Leave out the images; return the rest of the data exactly.

* **Source material**:
..............................
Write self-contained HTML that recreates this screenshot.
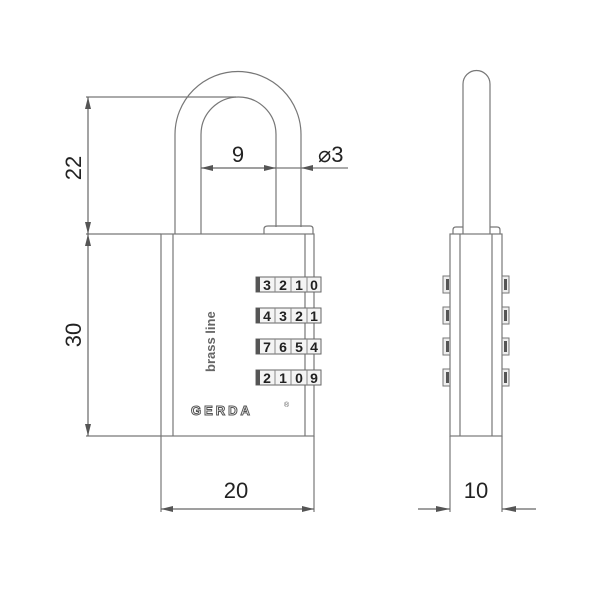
<!DOCTYPE html>
<html><head><style>
html,body{margin:0;padding:0;background:#fff;width:600px;height:600px;overflow:hidden}
svg{display:block}
text{font-family:"Liberation Sans",sans-serif;fill:#222}
</style></head><body>
<svg width="600" height="600" viewBox="0 0 600 600" xmlns="http://www.w3.org/2000/svg">
<defs>
<marker id="a" viewBox="0 0 12 6" refX="12" refY="3" markerWidth="12" markerHeight="6" orient="auto-start-reverse" markerUnits="userSpaceOnUse"><path d="M0,0 L12,3 L0,6 Z" fill="#555"/></marker>
</defs>
<g fill="none" stroke="#777" stroke-width="1.2">
<path d="M175,234 V134.5 A63,63 0 0 1 301,134.5 V227"/>
<path d="M201,234 V134.5 A37.5,37.5 0 0 1 276,134.5 V227"/>
<path d="M264,234 V229 Q264,226 268,226 H310 Q313,226 313,229 V234"/>
<rect x="161" y="234" width="153" height="202"/>
<line x1="173" y1="234" x2="173" y2="436"/>
<line x1="305" y1="234" x2="305" y2="436"/>
<line x1="161" y1="436" x2="161" y2="512"/>
<line x1="314" y1="436" x2="314" y2="512"/>
<line x1="161" y1="509" x2="314" y2="509" marker-start="url(#a)" marker-end="url(#a)" stroke="#666"/>
<line x1="86" y1="97" x2="236" y2="97"/>
<line x1="86" y1="234" x2="161" y2="234"/>
<line x1="86" y1="436" x2="161" y2="436"/>
<line x1="88" y1="97" x2="88" y2="234" marker-start="url(#a)" marker-end="url(#a)" stroke="#666"/>
<line x1="88" y1="234" x2="88" y2="436" marker-start="url(#a)" marker-end="url(#a)" stroke="#666"/>
<line x1="201" y1="168" x2="276" y2="168" marker-start="url(#a)" marker-end="url(#a)" stroke="#666"/>
<line x1="276" y1="168" x2="348" y2="168"/>
<path d="M301,168 L313,165 L313,171 Z" fill="#555" stroke="none"/>
<path d="M463,234 V84 A13.5,13.5 0 0 1 490,84 V234"/>
<path d="M453,234 V230 Q453,227 456,227 H463 M490,227 H497 Q500,227 500,230 V234"/>
<rect x="450" y="234" width="52" height="202"/>
<line x1="460" y1="234" x2="460" y2="436"/>
<line x1="492" y1="234" x2="492" y2="436"/>
<line x1="450" y1="436" x2="450" y2="512"/>
<line x1="502" y1="436" x2="502" y2="512"/>
<line x1="418" y1="509" x2="450" y2="509" stroke="#666"/>
<line x1="502" y1="509" x2="536" y2="509" stroke="#666"/>
<path d="M450,509 L436,506 L436,512 Z M502,509 L516,506 L516,512 Z" fill="#555" stroke="none"/>
</g>
<g fill="#eee" stroke="#777" stroke-width="1">
<rect x="443" y="276" width="7" height="17"/><rect x="443" y="307" width="7" height="17"/><rect x="443" y="338" width="7" height="17"/><rect x="443" y="369" width="7" height="17"/>
<rect x="502" y="276" width="7" height="17"/><rect x="502" y="307" width="7" height="17"/><rect x="502" y="338" width="7" height="17"/><rect x="502" y="369" width="7" height="17"/>
</g>
<g fill="#555">
<rect x="446" y="279" width="3" height="11"/><rect x="446" y="310" width="3" height="11"/><rect x="446" y="341" width="3" height="11"/><rect x="446" y="372" width="3" height="11"/>
<rect x="504" y="279" width="3" height="11"/><rect x="504" y="310" width="3" height="11"/><rect x="504" y="341" width="3" height="11"/><rect x="504" y="372" width="3" height="11"/>
</g>
<g stroke="#666" stroke-width="1" fill="#f4f4f4">
<rect x="256" y="277" width="65" height="15"/>
<rect x="256" y="308" width="65" height="15"/>
<rect x="256" y="339" width="65" height="15"/>
<rect x="256" y="370" width="65" height="15"/>
</g>
<g fill="#555">
<rect x="256" y="277" width="4" height="15"/><rect x="256" y="308" width="4" height="15"/><rect x="256" y="339" width="4" height="15"/><rect x="256" y="370" width="4" height="15"/>
</g>
<g stroke="#888" stroke-width="1">
<line x1="275" y1="277" x2="275" y2="292"/><line x1="291" y1="277" x2="291" y2="292"/><line x1="307" y1="277" x2="307" y2="292"/>
<line x1="275" y1="308" x2="275" y2="323"/><line x1="291" y1="308" x2="291" y2="323"/><line x1="307" y1="308" x2="307" y2="323"/>
<line x1="275" y1="339" x2="275" y2="354"/><line x1="291" y1="339" x2="291" y2="354"/><line x1="307" y1="339" x2="307" y2="354"/>
<line x1="275" y1="370" x2="275" y2="385"/><line x1="291" y1="370" x2="291" y2="385"/><line x1="307" y1="370" x2="307" y2="385"/>
</g>
<g font-size="14" font-weight="bold" text-anchor="middle" style="fill:#555">
<text x="267" y="290">3</text><text x="283" y="290">2</text><text x="299" y="290">1</text><text x="314" y="290">0</text>
<text x="267" y="321">4</text><text x="283" y="321">3</text><text x="299" y="321">2</text><text x="314" y="321">1</text>
<text x="267" y="352">7</text><text x="283" y="352">6</text><text x="299" y="352">5</text><text x="314" y="352">4</text>
<text x="267" y="383">2</text><text x="283" y="383">1</text><text x="299" y="383">0</text><text x="314" y="383">9</text>
</g>
<text transform="translate(215,372) rotate(-90)" font-size="13" font-weight="bold" style="fill:#666">brass line</text>
<text x="191" y="415" font-size="13" font-weight="bold" letter-spacing="3" style="fill:none;stroke:#555;stroke-width:1">GERDA</text>
<text x="284" y="407" font-size="7" style="fill:#555">®</text>
<text x="236" y="498" font-size="22" text-anchor="middle">20</text>
<text x="476" y="498" font-size="22" text-anchor="middle">10</text>
<text x="238" y="162" font-size="22" text-anchor="middle">9</text>
<text x="318" y="162" font-size="22">⌀3</text>
<text transform="translate(81,168) rotate(-90)" font-size="22" text-anchor="middle">22</text>
<text transform="translate(81,335) rotate(-90)" font-size="22" text-anchor="middle">30</text>
</svg>
</body></html>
..............................
* **Full output**:
Write self-contained HTML that recreates this screenshot.
<!DOCTYPE html>
<html><head><style>
html,body{margin:0;padding:0;background:#fff;width:600px;height:600px;overflow:hidden}
svg{display:block}
text{font-family:"Liberation Sans",sans-serif;fill:#222}
</style></head><body>
<svg width="600" height="600" viewBox="0 0 600 600" xmlns="http://www.w3.org/2000/svg">
<defs>
<marker id="a" viewBox="0 0 12 6" refX="12" refY="3" markerWidth="12" markerHeight="6" orient="auto-start-reverse" markerUnits="userSpaceOnUse"><path d="M0,0 L12,3 L0,6 Z" fill="#555"/></marker>
</defs>
<g fill="none" stroke="#777" stroke-width="1.2">
<path d="M175,234 V134.5 A63,63 0 0 1 301,134.5 V227"/>
<path d="M201,234 V134.5 A37.5,37.5 0 0 1 276,134.5 V227"/>
<path d="M264,234 V229 Q264,226 268,226 H310 Q313,226 313,229 V234"/>
<rect x="161" y="234" width="153" height="202"/>
<line x1="173" y1="234" x2="173" y2="436"/>
<line x1="305" y1="234" x2="305" y2="436"/>
<line x1="161" y1="436" x2="161" y2="512"/>
<line x1="314" y1="436" x2="314" y2="512"/>
<line x1="161" y1="509" x2="314" y2="509" marker-start="url(#a)" marker-end="url(#a)" stroke="#666"/>
<line x1="86" y1="97" x2="236" y2="97"/>
<line x1="86" y1="234" x2="161" y2="234"/>
<line x1="86" y1="436" x2="161" y2="436"/>
<line x1="88" y1="97" x2="88" y2="234" marker-start="url(#a)" marker-end="url(#a)" stroke="#666"/>
<line x1="88" y1="234" x2="88" y2="436" marker-start="url(#a)" marker-end="url(#a)" stroke="#666"/>
<line x1="201" y1="168" x2="276" y2="168" marker-start="url(#a)" marker-end="url(#a)" stroke="#666"/>
<line x1="276" y1="168" x2="348" y2="168"/>
<path d="M301,168 L313,165 L313,171 Z" fill="#555" stroke="none"/>
<path d="M463,234 V84 A13.5,13.5 0 0 1 490,84 V234"/>
<path d="M453,234 V230 Q453,227 456,227 H463 M490,227 H497 Q500,227 500,230 V234"/>
<rect x="450" y="234" width="52" height="202"/>
<line x1="460" y1="234" x2="460" y2="436"/>
<line x1="492" y1="234" x2="492" y2="436"/>
<line x1="450" y1="436" x2="450" y2="512"/>
<line x1="502" y1="436" x2="502" y2="512"/>
<line x1="418" y1="509" x2="450" y2="509" stroke="#666"/>
<line x1="502" y1="509" x2="536" y2="509" stroke="#666"/>
<path d="M450,509 L436,506 L436,512 Z M502,509 L516,506 L516,512 Z" fill="#555" stroke="none"/>
</g>
<g fill="#eee" stroke="#777" stroke-width="1">
<rect x="443" y="276" width="7" height="17"/><rect x="443" y="307" width="7" height="17"/><rect x="443" y="338" width="7" height="17"/><rect x="443" y="369" width="7" height="17"/>
<rect x="502" y="276" width="7" height="17"/><rect x="502" y="307" width="7" height="17"/><rect x="502" y="338" width="7" height="17"/><rect x="502" y="369" width="7" height="17"/>
</g>
<g fill="#555">
<rect x="446" y="279" width="3" height="11"/><rect x="446" y="310" width="3" height="11"/><rect x="446" y="341" width="3" height="11"/><rect x="446" y="372" width="3" height="11"/>
<rect x="504" y="279" width="3" height="11"/><rect x="504" y="310" width="3" height="11"/><rect x="504" y="341" width="3" height="11"/><rect x="504" y="372" width="3" height="11"/>
</g>
<g stroke="#666" stroke-width="1" fill="#f4f4f4">
<rect x="256" y="277" width="65" height="15"/>
<rect x="256" y="308" width="65" height="15"/>
<rect x="256" y="339" width="65" height="15"/>
<rect x="256" y="370" width="65" height="15"/>
</g>
<g fill="#555">
<rect x="256" y="277" width="4" height="15"/><rect x="256" y="308" width="4" height="15"/><rect x="256" y="339" width="4" height="15"/><rect x="256" y="370" width="4" height="15"/>
</g>
<g stroke="#888" stroke-width="1">
<line x1="275" y1="277" x2="275" y2="292"/><line x1="291" y1="277" x2="291" y2="292"/><line x1="307" y1="277" x2="307" y2="292"/>
<line x1="275" y1="308" x2="275" y2="323"/><line x1="291" y1="308" x2="291" y2="323"/><line x1="307" y1="308" x2="307" y2="323"/>
<line x1="275" y1="339" x2="275" y2="354"/><line x1="291" y1="339" x2="291" y2="354"/><line x1="307" y1="339" x2="307" y2="354"/>
<line x1="275" y1="370" x2="275" y2="385"/><line x1="291" y1="370" x2="291" y2="385"/><line x1="307" y1="370" x2="307" y2="385"/>
</g>
<g font-size="14" font-weight="bold" text-anchor="middle" style="fill:#555">
<text x="267" y="290">3</text><text x="283" y="290">2</text><text x="299" y="290">1</text><text x="314" y="290">0</text>
<text x="267" y="321">4</text><text x="283" y="321">3</text><text x="299" y="321">2</text><text x="314" y="321">1</text>
<text x="267" y="352">7</text><text x="283" y="352">6</text><text x="299" y="352">5</text><text x="314" y="352">4</text>
<text x="267" y="383">2</text><text x="283" y="383">1</text><text x="299" y="383">0</text><text x="314" y="383">9</text>
</g>
<text transform="translate(215,372) rotate(-90)" font-size="13" font-weight="bold" style="fill:#666">brass line</text>
<text x="191" y="415" font-size="13" font-weight="bold" letter-spacing="3" style="fill:none;stroke:#555;stroke-width:1">GERDA</text>
<text x="284" y="407" font-size="7" style="fill:#555">®</text>
<text x="236" y="498" font-size="22" text-anchor="middle">20</text>
<text x="476" y="498" font-size="22" text-anchor="middle">10</text>
<text x="238" y="162" font-size="22" text-anchor="middle">9</text>
<text x="318" y="162" font-size="22">⌀3</text>
<text transform="translate(81,168) rotate(-90)" font-size="22" text-anchor="middle">22</text>
<text transform="translate(81,335) rotate(-90)" font-size="22" text-anchor="middle">30</text>
</svg>
</body></html>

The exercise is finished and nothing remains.